■ Given problem ■
Retype the opening lines of the data exactly, stopping after the line that contains "200,300,400];". Skip every picture.

<<<<

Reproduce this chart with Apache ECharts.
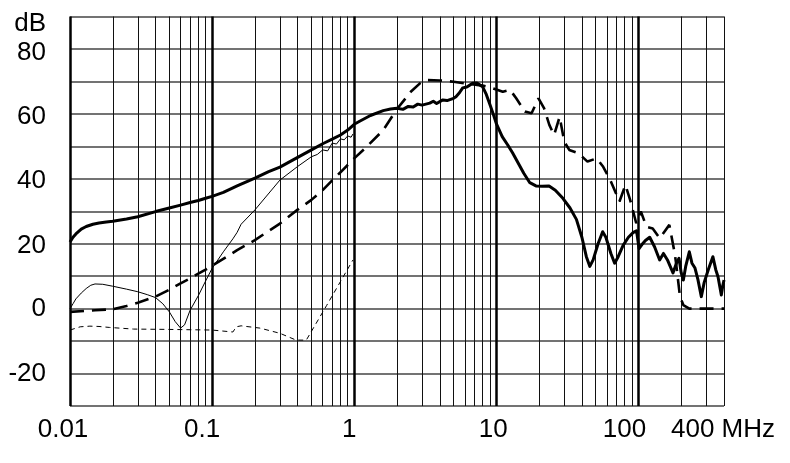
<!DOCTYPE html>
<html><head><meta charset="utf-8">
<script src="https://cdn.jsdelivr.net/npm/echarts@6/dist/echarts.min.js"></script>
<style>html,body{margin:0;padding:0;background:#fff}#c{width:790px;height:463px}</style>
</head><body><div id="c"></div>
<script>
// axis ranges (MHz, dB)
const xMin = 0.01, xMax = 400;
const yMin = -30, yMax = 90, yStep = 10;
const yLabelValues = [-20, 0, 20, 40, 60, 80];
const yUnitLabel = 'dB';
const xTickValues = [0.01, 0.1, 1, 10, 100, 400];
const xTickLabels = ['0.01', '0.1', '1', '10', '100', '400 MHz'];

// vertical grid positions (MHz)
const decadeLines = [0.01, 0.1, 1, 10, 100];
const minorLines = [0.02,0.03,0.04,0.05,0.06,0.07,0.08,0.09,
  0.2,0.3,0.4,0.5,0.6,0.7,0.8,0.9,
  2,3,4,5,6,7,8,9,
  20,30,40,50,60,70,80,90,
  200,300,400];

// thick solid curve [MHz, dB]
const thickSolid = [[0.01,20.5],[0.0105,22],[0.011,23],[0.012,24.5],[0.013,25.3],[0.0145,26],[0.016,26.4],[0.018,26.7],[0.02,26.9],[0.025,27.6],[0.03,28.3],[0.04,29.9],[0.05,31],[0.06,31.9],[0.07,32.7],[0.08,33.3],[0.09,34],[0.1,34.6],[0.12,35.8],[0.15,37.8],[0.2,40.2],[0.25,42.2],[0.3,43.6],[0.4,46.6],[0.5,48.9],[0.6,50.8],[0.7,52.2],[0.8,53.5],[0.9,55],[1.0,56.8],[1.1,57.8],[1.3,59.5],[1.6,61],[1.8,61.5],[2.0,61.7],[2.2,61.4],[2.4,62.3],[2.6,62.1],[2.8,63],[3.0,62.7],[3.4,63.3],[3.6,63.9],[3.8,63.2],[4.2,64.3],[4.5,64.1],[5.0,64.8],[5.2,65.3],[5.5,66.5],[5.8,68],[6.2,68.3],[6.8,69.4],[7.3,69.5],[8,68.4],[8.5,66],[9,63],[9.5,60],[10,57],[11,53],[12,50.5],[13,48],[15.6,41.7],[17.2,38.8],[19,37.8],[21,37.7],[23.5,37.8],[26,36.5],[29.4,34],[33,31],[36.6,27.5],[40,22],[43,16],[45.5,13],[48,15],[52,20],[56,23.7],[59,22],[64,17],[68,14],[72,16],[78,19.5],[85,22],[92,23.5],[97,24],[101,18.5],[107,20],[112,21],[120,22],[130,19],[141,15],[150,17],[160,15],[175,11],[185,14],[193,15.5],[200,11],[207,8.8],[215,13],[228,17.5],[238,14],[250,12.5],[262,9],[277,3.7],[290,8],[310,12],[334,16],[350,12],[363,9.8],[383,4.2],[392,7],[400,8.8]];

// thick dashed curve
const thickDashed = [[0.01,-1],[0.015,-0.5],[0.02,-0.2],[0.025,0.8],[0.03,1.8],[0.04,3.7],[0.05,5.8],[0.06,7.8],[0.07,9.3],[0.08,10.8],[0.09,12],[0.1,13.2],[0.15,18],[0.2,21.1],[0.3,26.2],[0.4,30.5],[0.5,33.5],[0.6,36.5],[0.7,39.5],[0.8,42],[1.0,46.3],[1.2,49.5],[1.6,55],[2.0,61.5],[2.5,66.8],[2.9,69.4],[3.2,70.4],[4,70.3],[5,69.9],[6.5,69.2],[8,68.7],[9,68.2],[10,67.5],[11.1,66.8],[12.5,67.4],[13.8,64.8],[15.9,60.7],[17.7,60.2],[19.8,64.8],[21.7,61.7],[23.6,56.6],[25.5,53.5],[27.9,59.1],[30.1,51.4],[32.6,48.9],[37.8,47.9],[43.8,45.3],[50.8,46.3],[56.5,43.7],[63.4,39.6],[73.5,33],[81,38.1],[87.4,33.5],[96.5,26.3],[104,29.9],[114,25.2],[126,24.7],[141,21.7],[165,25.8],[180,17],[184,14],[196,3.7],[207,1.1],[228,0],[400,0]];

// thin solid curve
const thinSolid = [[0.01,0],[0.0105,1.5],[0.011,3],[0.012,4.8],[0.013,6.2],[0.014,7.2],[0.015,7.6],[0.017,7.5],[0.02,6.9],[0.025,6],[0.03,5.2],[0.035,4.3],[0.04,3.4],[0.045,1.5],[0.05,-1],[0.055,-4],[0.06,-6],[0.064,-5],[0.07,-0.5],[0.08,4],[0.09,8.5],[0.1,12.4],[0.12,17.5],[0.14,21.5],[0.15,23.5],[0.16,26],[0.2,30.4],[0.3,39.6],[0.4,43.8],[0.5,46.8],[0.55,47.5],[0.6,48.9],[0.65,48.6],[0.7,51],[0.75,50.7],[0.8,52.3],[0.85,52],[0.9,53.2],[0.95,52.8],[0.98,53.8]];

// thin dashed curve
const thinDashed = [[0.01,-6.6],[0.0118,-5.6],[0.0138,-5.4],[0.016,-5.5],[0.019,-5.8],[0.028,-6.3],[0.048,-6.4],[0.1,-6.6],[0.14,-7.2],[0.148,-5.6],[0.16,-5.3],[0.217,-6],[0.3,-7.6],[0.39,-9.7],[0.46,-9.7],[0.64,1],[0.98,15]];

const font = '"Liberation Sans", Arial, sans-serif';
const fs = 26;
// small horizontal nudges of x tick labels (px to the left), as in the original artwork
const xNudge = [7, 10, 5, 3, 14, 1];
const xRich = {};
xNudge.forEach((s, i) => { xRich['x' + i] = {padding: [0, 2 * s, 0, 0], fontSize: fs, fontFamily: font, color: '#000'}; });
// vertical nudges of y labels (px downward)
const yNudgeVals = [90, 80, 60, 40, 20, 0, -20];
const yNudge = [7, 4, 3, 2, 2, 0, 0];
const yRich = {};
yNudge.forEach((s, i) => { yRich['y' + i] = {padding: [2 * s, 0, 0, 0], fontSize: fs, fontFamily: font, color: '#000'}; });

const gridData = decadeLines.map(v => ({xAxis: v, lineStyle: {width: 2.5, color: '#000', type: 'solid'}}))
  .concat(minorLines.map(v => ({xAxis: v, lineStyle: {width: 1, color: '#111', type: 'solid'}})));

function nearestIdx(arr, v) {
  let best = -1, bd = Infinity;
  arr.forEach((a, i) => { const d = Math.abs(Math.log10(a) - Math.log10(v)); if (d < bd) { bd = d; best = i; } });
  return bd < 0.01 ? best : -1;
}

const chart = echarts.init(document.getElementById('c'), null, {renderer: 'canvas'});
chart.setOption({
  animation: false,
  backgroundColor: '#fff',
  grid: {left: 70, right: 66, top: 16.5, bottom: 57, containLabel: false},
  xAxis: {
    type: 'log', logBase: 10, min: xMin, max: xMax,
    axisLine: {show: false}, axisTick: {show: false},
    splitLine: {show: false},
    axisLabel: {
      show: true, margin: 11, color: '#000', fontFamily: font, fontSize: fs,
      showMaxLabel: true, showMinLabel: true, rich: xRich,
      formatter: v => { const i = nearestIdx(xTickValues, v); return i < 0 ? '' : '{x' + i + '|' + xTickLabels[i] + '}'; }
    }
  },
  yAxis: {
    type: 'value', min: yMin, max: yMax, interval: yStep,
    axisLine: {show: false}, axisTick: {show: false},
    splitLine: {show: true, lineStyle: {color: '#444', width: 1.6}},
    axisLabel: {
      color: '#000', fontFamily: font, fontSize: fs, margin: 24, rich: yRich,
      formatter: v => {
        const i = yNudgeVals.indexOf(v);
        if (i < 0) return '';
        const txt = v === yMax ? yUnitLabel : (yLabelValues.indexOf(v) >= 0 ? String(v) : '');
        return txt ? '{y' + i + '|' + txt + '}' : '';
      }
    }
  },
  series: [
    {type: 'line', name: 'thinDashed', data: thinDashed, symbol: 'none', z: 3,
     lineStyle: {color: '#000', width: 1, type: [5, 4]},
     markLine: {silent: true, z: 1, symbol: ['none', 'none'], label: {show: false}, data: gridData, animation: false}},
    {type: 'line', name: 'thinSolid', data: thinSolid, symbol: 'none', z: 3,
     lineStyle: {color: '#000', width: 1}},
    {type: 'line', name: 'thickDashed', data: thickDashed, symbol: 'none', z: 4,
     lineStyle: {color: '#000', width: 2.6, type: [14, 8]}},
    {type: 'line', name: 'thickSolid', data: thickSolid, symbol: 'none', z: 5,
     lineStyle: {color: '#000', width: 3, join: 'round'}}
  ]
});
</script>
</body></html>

>>>>

■ Task output ■
Reproduce this chart with Apache ECharts.
<!DOCTYPE html>
<html><head><meta charset="utf-8">
<script src="https://cdn.jsdelivr.net/npm/echarts@6/dist/echarts.min.js"></script>
<style>html,body{margin:0;padding:0;background:#fff}#c{width:790px;height:463px}</style>
</head><body><div id="c"></div>
<script>
// axis ranges (MHz, dB)
const xMin = 0.01, xMax = 400;
const yMin = -30, yMax = 90, yStep = 10;
const yLabelValues = [-20, 0, 20, 40, 60, 80];
const yUnitLabel = 'dB';
const xTickValues = [0.01, 0.1, 1, 10, 100, 400];
const xTickLabels = ['0.01', '0.1', '1', '10', '100', '400 MHz'];

// vertical grid positions (MHz)
const decadeLines = [0.01, 0.1, 1, 10, 100];
const minorLines = [0.02,0.03,0.04,0.05,0.06,0.07,0.08,0.09,
  0.2,0.3,0.4,0.5,0.6,0.7,0.8,0.9,
  2,3,4,5,6,7,8,9,
  20,30,40,50,60,70,80,90,
  200,300,400];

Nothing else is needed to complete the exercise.